Last year, following the deaths of 14 students and a teacher at Columbine High School in Colorado, there were letters to a local newspaper and calls to City Hall objecting to the fountain.
"At first I didn't consider doing anything about it," said Strong, sitting in her studio south of Santa Fe. "I just went, 'Oh, listen to these people.' "
But then her fountain was vandalized. The boy was smeared with green paint, and someone wrote "no gun" on his legs. The artist became intent on protecting her work.
"And so I capitulated. I thought, the times have changed," she said. "I am open-minded enough to change with the times."
Strong went to the city, and the Santa Fe Arts Commission recommended the change.

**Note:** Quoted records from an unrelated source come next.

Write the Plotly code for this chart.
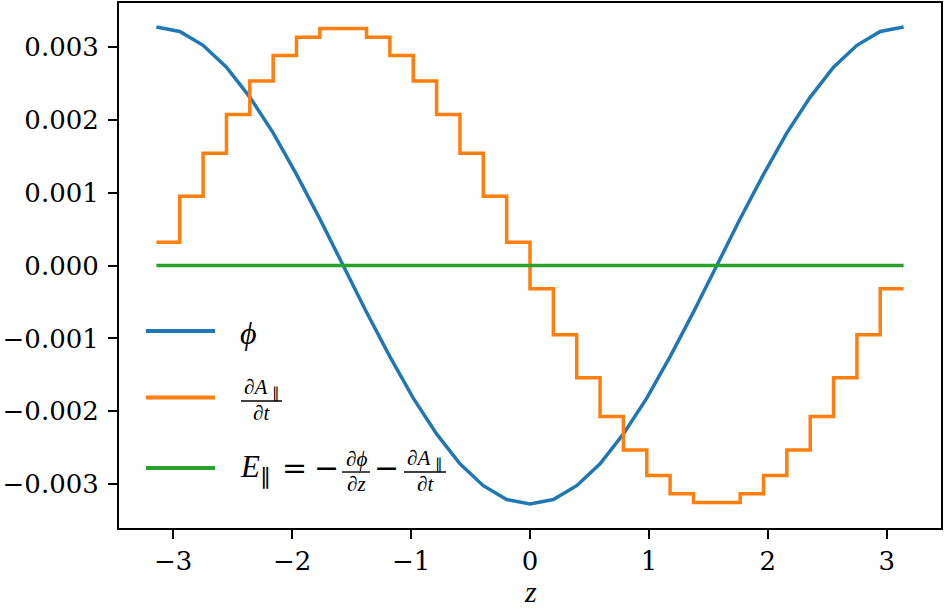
import plotly.graph_objects as go

# z grid (-pi .. pi)
z = [-3.1416, -2.9452, -2.7489, -2.5525, -2.3562, -2.1598, -1.9635, -1.7671,
     -1.5708, -1.3744, -1.1781, -0.9817, -0.7854, -0.5890, -0.3927, -0.1963,
     0.0, 0.1963, 0.3927, 0.5890, 0.7854, 0.9817, 1.1781, 1.3744,
     1.5708, 1.7671, 1.9635, 2.1598, 2.3562, 2.5525, 2.7489, 2.9452, 3.1416]

phi = [0.00327, 0.00321, 0.00302, 0.00272, 0.00231, 0.00182, 0.00125, 0.00064,
       0.0, -0.00064, -0.00125, -0.00182, -0.00231, -0.00272, -0.00302, -0.00321,
       -0.00327, -0.00321, -0.00302, -0.00272, -0.00231, -0.00182, -0.00125, -0.00064,
       0.0, 0.00064, 0.00125, 0.00182, 0.00231, 0.00272, 0.00302, 0.00321, 0.00327]

# step values, one per cell (last one repeated to close the final step)
dA_dt = [0.00032, 0.00095, 0.00154, 0.00207, 0.00253, 0.00288, 0.00313, 0.00325,
         0.00325, 0.00313, 0.00288, 0.00253, 0.00207, 0.00154, 0.00095, 0.00032,
         -0.00032, -0.00095, -0.00154, -0.00207, -0.00253, -0.00288, -0.00313, -0.00325,
         -0.00325, -0.00313, -0.00288, -0.00253, -0.00207, -0.00154, -0.00095, -0.00032,
         -0.00032]

E_par = [0.0] * 33

x_ticks = [-3, -2, -1, 0, 1, 2, 3]
x_ticktext = ["−3", "−2", "−1", "0", "1", "2", "3"]
y_ticks = [-0.003, -0.002, -0.001, 0.0, 0.001, 0.002, 0.003]
y_ticktext = ["−0.003", "−0.002", "−0.001", "0.000", "0.001", "0.002", "0.003"]

AZUL = "#1f77b4"
LARANJA = "#ff7f0e"
VERDE = "#2ca02c"
FONTE = "DejaVu Serif"
FONTE_MAT = "Liberation Serif"

W, H = 945, 609
ML, MR, MT, MB = 119, 4, 3, 81
PW, PH = W - ML - MR, H - MT - MB


def px(x):
    return (x - ML) / PW


def py(y):
    return (H - MB - y) / PH


fig = go.Figure()
fig.add_trace(go.Scatter(x=z, y=phi, mode="lines", line=dict(color=AZUL, width=3.5)))
fig.add_trace(go.Scatter(x=z, y=dA_dt, mode="lines", line=dict(color=LARANJA, width=3.5, shape="hv")))
fig.add_trace(go.Scatter(x=z, y=E_par, mode="lines", line=dict(color=VERDE, width=3.5)))

# legenda manual (fracoes nao existem no legend do plotly)
shapes = []
annots = []
for cor, yy in [(AZUL, 331), (LARANJA, 397.5), (VERDE, 468)]:
    shapes.append(dict(type="line", xref="paper", yref="paper",
                       x0=px(146), x1=px(215), y0=py(yy), y1=py(yy),
                       line=dict(color=cor, width=3.8)))


def texto(t, x, y, size, anchor="left", fonte=FONTE_MAT):
    annots.append(dict(text=t, xref="paper", yref="paper", x=px(x), y=py(y),
                       xanchor=anchor, yanchor="middle", showarrow=False,
                       font=dict(family=fonte, size=size, color="black")))


def fracao(num, den, x0, x1, ybar, size=21):
    cx = (x0 + x1) / 2
    texto(num, cx, ybar - 13, size, "center")
    texto(den, cx, ybar + 12, size, "center")
    shapes.append(dict(type="line", xref="paper", yref="paper",
                       x0=px(x0), x1=px(x1), y0=py(ybar), y1=py(ybar),
                       line=dict(color="black", width=1.4)))


PAR = "<sub>∥</sub>"
texto("<i>ϕ</i>", 238, 333, 32)
fracao("<i>∂A</i> " + PAR, "<i>∂t</i>", 241, 282, 401)
texto("<i>E</i>" + PAR, 238, 469, 31)
texto("=", 294, 467, 30, "center", FONTE)
texto("−", 326, 467, 30, "center", FONTE)
fracao("<i>∂ϕ</i>", "<i>∂z</i>", 342, 370, 472)
texto("−", 386, 467, 30, "center", FONTE)
fracao("<i>∂A</i> " + PAR, "<i>∂t</i>", 404, 446, 472)
texto("<i>z</i>", 530, 591, 30, "center")

fig.update_layout(
    width=W, height=H,
    margin=dict(l=ML, r=MR, t=MT, b=MB, autoexpand=False),
    plot_bgcolor="white", paper_bgcolor="white",
    showlegend=False,
    font=dict(family=FONTE, size=26, color="black"),
    shapes=shapes, annotations=annots,
)
fig.update_xaxes(
    range=[-3.456, 3.456], tickvals=x_ticks, ticktext=x_ticktext,
    ticks="outside", ticklen=9, tickwidth=2, tickcolor="black",
    showline=True, linecolor="black", linewidth=2, mirror=True,
    showgrid=False, zeroline=False, automargin=False,
)
fig.update_yaxes(
    range=[-0.0036, 0.0036], tickvals=y_ticks, ticktext=y_ticktext,
    ticks="outside", ticklen=9, tickwidth=2, tickcolor="black",
    showline=True, linecolor="black", linewidth=2, mirror=True,
    showgrid=False, zeroline=False, automargin=False, ticklabelstandoff=4,
)

# tira a margem padrao do <body> para a figura ocupar a janela toda
fig.write_html("out.html", config={"displayModeBar": False},
               post_script="document.body.style.margin='0';")
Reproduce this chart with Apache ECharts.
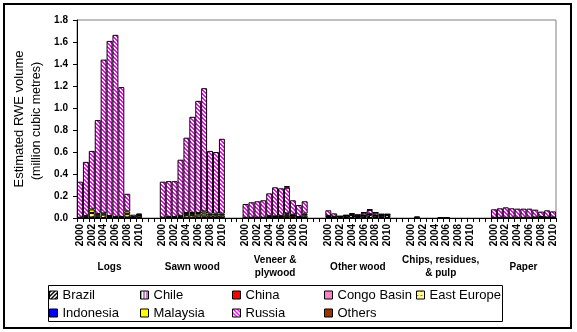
<!DOCTYPE html>
<html>
<head>
<meta charset="utf-8">
<script src="https://cdn.jsdelivr.net/npm/echarts@6/dist/echarts.min.js"></script>
<style>
  html, body { margin: 0; padding: 0; background: #fff; }
  #chart { width: 577px; height: 332px; }
</style>
</head>
<body>
<div id="chart"></div>
<script>
// Years shown within each product block
const years = ['2000','2001','2002','2003','2004','2005','2006','2007','2008','2009','2010'];
// Product blocks along the category axis
const products = ['Logs', 'Sawn wood', 'Veneer &\nplywood', 'Other wood', 'Chips, residues,\n& pulp', 'Paper'];
// Value axis ticks (million cubic metres)
const yTicks = [0.0, 0.2, 0.4, 0.6, 0.8, 1.0, 1.2, 1.4, 1.6, 1.8];

// Estimated RWE volume by source region; each row = one product, 2000..2010
const brazil = [
  0, 0, 0, 0, 0, 0, 0, 0, 0, 0, 0,
  0, 0, 0, 0, 0, 0, 0, 0, 0, 0, 0,
  0, 0, 0, 0, 0, 0, 0, 0, 0, 0, 0,
  0, 0, 0.012, 0.02, 0.025, 0.015, 0.02, 0.03, 0.02, 0.02, 0.025,
  0, 0, 0, 0, 0, 0.001, 0.001, 0, 0, 0, 0,
  0, 0, 0, 0, 0, 0, 0, 0, 0, 0, 0
];
const chile = [
  0, 0, 0, 0, 0, 0, 0, 0, 0, 0, 0,
  0, 0, 0, 0, 0, 0, 0, 0, 0, 0, 0,
  0, 0, 0, 0, 0, 0, 0, 0, 0, 0, 0,
  0, 0, 0, 0, 0, 0, 0, 0, 0, 0, 0,
  0, 0, 0, 0, 0, 0, 0, 0, 0, 0, 0,
  0, 0, 0, 0, 0, 0, 0, 0, 0, 0, 0
];
const china = [
  0, 0, 0.005, 0, 0, 0, 0, 0, 0.005, 0, 0.004,
  0, 0, 0, 0, 0.003, 0.003, 0.005, 0.015, 0.005, 0.005, 0.005,
  0, 0, 0, 0, 0.003, 0.005, 0.008, 0.02, 0.02, 0.005, 0.005,
  0.008, 0.002, 0, 0, 0, 0, 0, 0, 0, 0, 0,
  0, 0, 0, 0, 0, 0, 0, 0, 0, 0, 0,
  0, 0, 0, 0, 0, 0, 0, 0, 0, 0, 0
];
const congoBasin = [
  0, 0, 0, 0, 0, 0, 0, 0, 0, 0, 0,
  0, 0, 0, 0, 0, 0, 0, 0, 0, 0, 0,
  0, 0, 0, 0, 0, 0, 0, 0, 0, 0, 0,
  0, 0, 0, 0, 0, 0, 0, 0, 0, 0, 0,
  0, 0, 0, 0, 0, 0, 0, 0, 0, 0, 0,
  0, 0, 0, 0, 0, 0, 0, 0, 0, 0, 0
];
const eastEurope = [
  0.003, 0.015, 0.04, 0.02, 0.03, 0.012, 0.006, 0.006, 0.03, 0.005, 0.018,
  0.003, 0.006, 0.006, 0.012, 0.025, 0.025, 0.025, 0.025, 0.02, 0.02, 0.02,
  0.002, 0.003, 0.003, 0.003, 0.01, 0.005, 0.006, 0.012, 0.005, 0.003, 0.02,
  0.008, 0.006, 0.002, 0.002, 0.003, 0.002, 0.003, 0.004, 0.003, 0.002, 0.003,
  0, 0.002, 0, 0, 0, 0, 0, 0, 0, 0, 0,
  0.002, 0.002, 0.002, 0.002, 0.002, 0.002, 0.002, 0.003, 0.005, 0.003, 0.003
];
const indonesia = [
  0, 0, 0, 0, 0, 0, 0, 0, 0, 0, 0,
  0, 0, 0, 0, 0, 0, 0, 0, 0, 0, 0,
  0, 0, 0, 0, 0, 0, 0, 0, 0, 0, 0,
  0, 0, 0, 0, 0, 0, 0, 0, 0, 0, 0,
  0, 0, 0, 0, 0, 0, 0, 0, 0, 0, 0,
  0, 0, 0, 0, 0, 0, 0, 0, 0, 0, 0
];
const malaysia = [
  0, 0.005, 0.033, 0.015, 0.012, 0.006, 0.004, 0.004, 0.025, 0.003, 0.005,
  0, 0.004, 0.004, 0.008, 0.017, 0.017, 0.015, 0.02, 0.015, 0.015, 0.015,
  0, 0, 0, 0, 0.007, 0.005, 0.006, 0.01, 0.005, 0.002, 0.015,
  0.004, 0.004, 0, 0, 0, 0, 0, 0, 0, 0, 0,
  0, 0, 0, 0, 0, 0, 0, 0, 0, 0, 0,
  0, 0, 0, 0, 0, 0, 0, 0.002, 0.004, 0.002, 0.002
];
const russia = [
  0.327, 0.49, 0.532, 0.855, 1.398, 1.592, 1.655, 1.18, 0.16, 0.022, 0.003,
  0.327, 0.325, 0.325, 0.51, 0.685, 0.875, 1.02, 1.12, 0.57, 0.56, 0.68,
  0.125, 0.14, 0.149, 0.158, 0.204, 0.264, 0.25, 0.233, 0.131, 0.108, 0.112,
  0.05, 0.03, 0, 0, 0.017, 0.01, 0.025, 0.04, 0.025, 0.01, 0.004,
  0, 0.013, 0, 0, 0, 0.003, 0.003, 0, 0, 0, 0,
  0.077, 0.086, 0.095, 0.086, 0.083, 0.083, 0.083, 0.071, 0.049, 0.065, 0.055
];
const others = [
  0, 0, 0, 0, 0, 0, 0, 0, 0, 0, 0.01,
  0, 0, 0, 0, 0, 0, 0, 0, 0, 0, 0,
  0, 0, 0, 0, 0, 0, 0, 0.015, 0, 0, 0,
  0, 0, 0.004, 0.005, 0, 0.003, 0.004, 0.005, 0.004, 0.004, 0.004,
  0, 0, 0, 0, 0, 0, 0, 0, 0, 0, 0,
  0, 0, 0, 0, 0, 0, 0, 0, 0, 0, 0
];

const FONT = '"Liberation Sans", Arial, sans-serif';
const GAP_SLOTS = 3;

// ---- fill patterns (small repeating tiles) ----
function tile(w, h, paint) {
  const c = document.createElement('canvas');
  c.width = w; c.height = h;
  const ctx = c.getContext('2d');
  for (let y = 0; y < h; y++) {
    for (let x = 0; x < w; x++) {
      ctx.fillStyle = paint(x, y);
      ctx.fillRect(x, y, 1, 1);
    }
  }
  return { image: c, repeat: 'repeat' };
}
const fills = {
  'Brazil': tile(4, 4, (x, y) => ((x + y) % 4 < 2 ? '#000000' : '#ffffff')),
  'Chile': tile(3, 1, (x) => (x === 0 ? '#800080' : '#ffffff')),
  'China': '#ff0000',
  'Congo Basin': tile(2, 2, (x, y) => ((x + y) % 2 === 0 ? '#ff3399' : '#ffccee')),
  'East Europe': tile(4, 4, (x, y) => (y === 0 && x < 2 ? '#cc6600' : '#ffff99')),
  'Indonesia': '#0000ff',
  'Malaysia': '#ffff00',
  'Russia': tile(4, 4, (x, y) => ((((x - y) % 4) + 4) % 4 < 2 ? '#ff00ff' : '#ffffff')),
  'Others': '#993300'
};

const seriesDefs = [
  ['Brazil', brazil], ['Chile', chile], ['China', china], ['Congo Basin', congoBasin],
  ['East Europe', eastEurope], ['Indonesia', indonesia], ['Malaysia', malaysia],
  ['Russia', russia], ['Others', others]
];

// Category keys: one per year in each product block, blank slots between blocks
const categories = [];
products.forEach((p, i) => {
  years.forEach(y => categories.push(i + '|' + y));
  if (i < products.length - 1) {
    for (let g = 0; g < GAP_SLOTS; g++) categories.push('gap' + i + '_' + g);
  }
});

function spread(values) {
  const out = [];
  products.forEach((p, i) => {
    values.slice(i * years.length, (i + 1) * years.length)
      .forEach(v => out.push(v === 0 ? null : v));
    if (i < products.length - 1) {
      for (let g = 0; g < GAP_SLOTS; g++) out.push(null);
    }
  });
  return out;
}

const chart = echarts.init(document.getElementById('chart'), null, { renderer: 'canvas' });

const legendColumns = [
  ['Brazil', 'Indonesia'], ['Chile', 'Malaysia'], ['China', 'Russia'],
  ['Congo Basin', 'Others'], ['East Europe']
];
const legendLefts = [49, 140, 232, 324, 416];

chart.setOption({
  animation: false,
  backgroundColor: '#ffffff',
  textStyle: { fontFamily: FONT },
  grid: {
    left: 77, right: 21, top: 20, bottom: 114,
    show: true, borderColor: '#808080', borderWidth: 1,
    containLabel: false, outerBoundsMode: 'none'
  },
  legend: legendColumns.map((col, k) => ({
    data: col,
    orient: 'vertical',
    left: legendLefts[k],
    top: 288.5,
    padding: 0,
    itemGap: 5,
    itemWidth: 8,
    itemHeight: 8,
    icon: 'rect',
    selectedMode: false,
    itemStyle: { borderColor: '#000', borderWidth: 1 },
    textStyle: { fontSize: 13, lineHeight: 13, color: '#000', fontFamily: FONT }
  })),
  xAxis: {
    type: 'category',
    data: categories,
    boundaryGap: true,
    axisLine: { lineStyle: { color: '#000', width: 1 } },
    axisTick: { show: true, interval: 0, length: 4, inside: false, lineStyle: { color: '#000' } },
    axisLabel: {
      interval: 0,
      rotate: 90,
      margin: 6,
      fontSize: 10,
      fontWeight: 'bold',
      color: '#000',
      fontFamily: FONT,
      formatter: v => {
        const y = v.split('|')[1];
        return y && (+y) % 2 === 0 ? y : '';
      }
    },
    splitLine: { show: false }
  },
  yAxis: {
    type: 'value',
    min: yTicks[0],
    max: yTicks[yTicks.length - 1],
    interval: 0.2,
    axisLine: { show: true, lineStyle: { color: '#000', width: 1 } },
    axisTick: { show: true, length: 4, lineStyle: { color: '#000' } },
    axisLabel: {
      margin: 9,
      fontSize: 10,
      fontWeight: 'bold',
      color: '#000',
      fontFamily: FONT,
      formatter: v => v.toFixed(1)
    },
    splitLine: { show: false }
  },
  series: seriesDefs.map(([name, vals]) => ({
    name,
    type: 'bar',
    stack: 'volume',
    barCategoryGap: 0,
    barGap: 0,
    data: spread(vals),
    itemStyle: { color: fills[name], borderColor: '#000', borderWidth: 1 },
    emphasis: { disabled: true }
  }))
});

// Product labels centred under each block, plus frame, legend box and axis title
const graphics = [
  { type: 'rect', shape: { x: 4, y: 4, width: 567, height: 324 }, style: { fill: 'none', stroke: '#000', lineWidth: 2 }, silent: true },
  { type: 'rect', shape: { x: 48.5, y: 285.5, width: 454, height: 36 }, style: { fill: 'none', stroke: '#000', lineWidth: 1 }, silent: true, z: -1 },
  { type: 'text', x: 19, y: 119, rotation: Math.PI / 2,
    style: { text: 'Estimated RWE volume', font: '13px ' + FONT, fill: '#000', textAlign: 'center', textVerticalAlign: 'middle' } },
  { type: 'text', x: 37, y: 121, rotation: Math.PI / 2,
    style: { text: '(million cubic metres)', font: '12.5px ' + FONT, fill: '#000', textAlign: 'center', textVerticalAlign: 'middle' } }
];
products.forEach((p, i) => {
  const a = chart.convertToPixel({ xAxisIndex: 0 }, i + '|' + years[0]);
  const b = chart.convertToPixel({ xAxisIndex: 0 }, i + '|' + years[years.length - 1]);
  graphics.push({
    type: 'text', x: (a + b) / 2, y: 267,
    style: { text: p, font: 'bold 10px ' + FONT, fill: '#000', textAlign: 'center', textVerticalAlign: 'middle', lineHeight: 13 }
  });
});
chart.setOption({ graphic: graphics });
</script>
</body>
</html>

"I don't like revisionism in art, but I think art in public places has another responsibility," said Letitia Frank, the commission chairwoman.
Strong, 58, is the first to admit that when no water is running through the fountain - frequently, during this summer's Western drought - the boy's pistol doesn't look like a squirt gun.
"I want people to look at it and enjoy it. It's not being enjoyed," she said.
Not everyone agrees with the revision.
"I don't think there's anything wrong with it," said Diana Beilman, 15, glancing over at the sculpture from a nearby skateboard park. "Little boys hold guns all the time."
Jack Samson, who moved to Santa Fe in 1930, blames "self-appointed guardians of our morality" for the planned alteration. "It is an effort to be politically correct, and I think it goes over the bounds of common sense," he said.
The estimated cost of the alteration is $1,700.
"If you look at public sentiment now in terms of guns and youth, even though it's a squirt gun, most people in favor of [altering] it feel that . . . the message it's providing in its imagery is not appropriate in this day and age," said city spokesman Juan Rios.
Locals enjoying the park on a summer afternoon appeared to agree. "If the artist and her family are willing to change it, and it will calm people, why not? We need more calm," Kerry Featheringill said.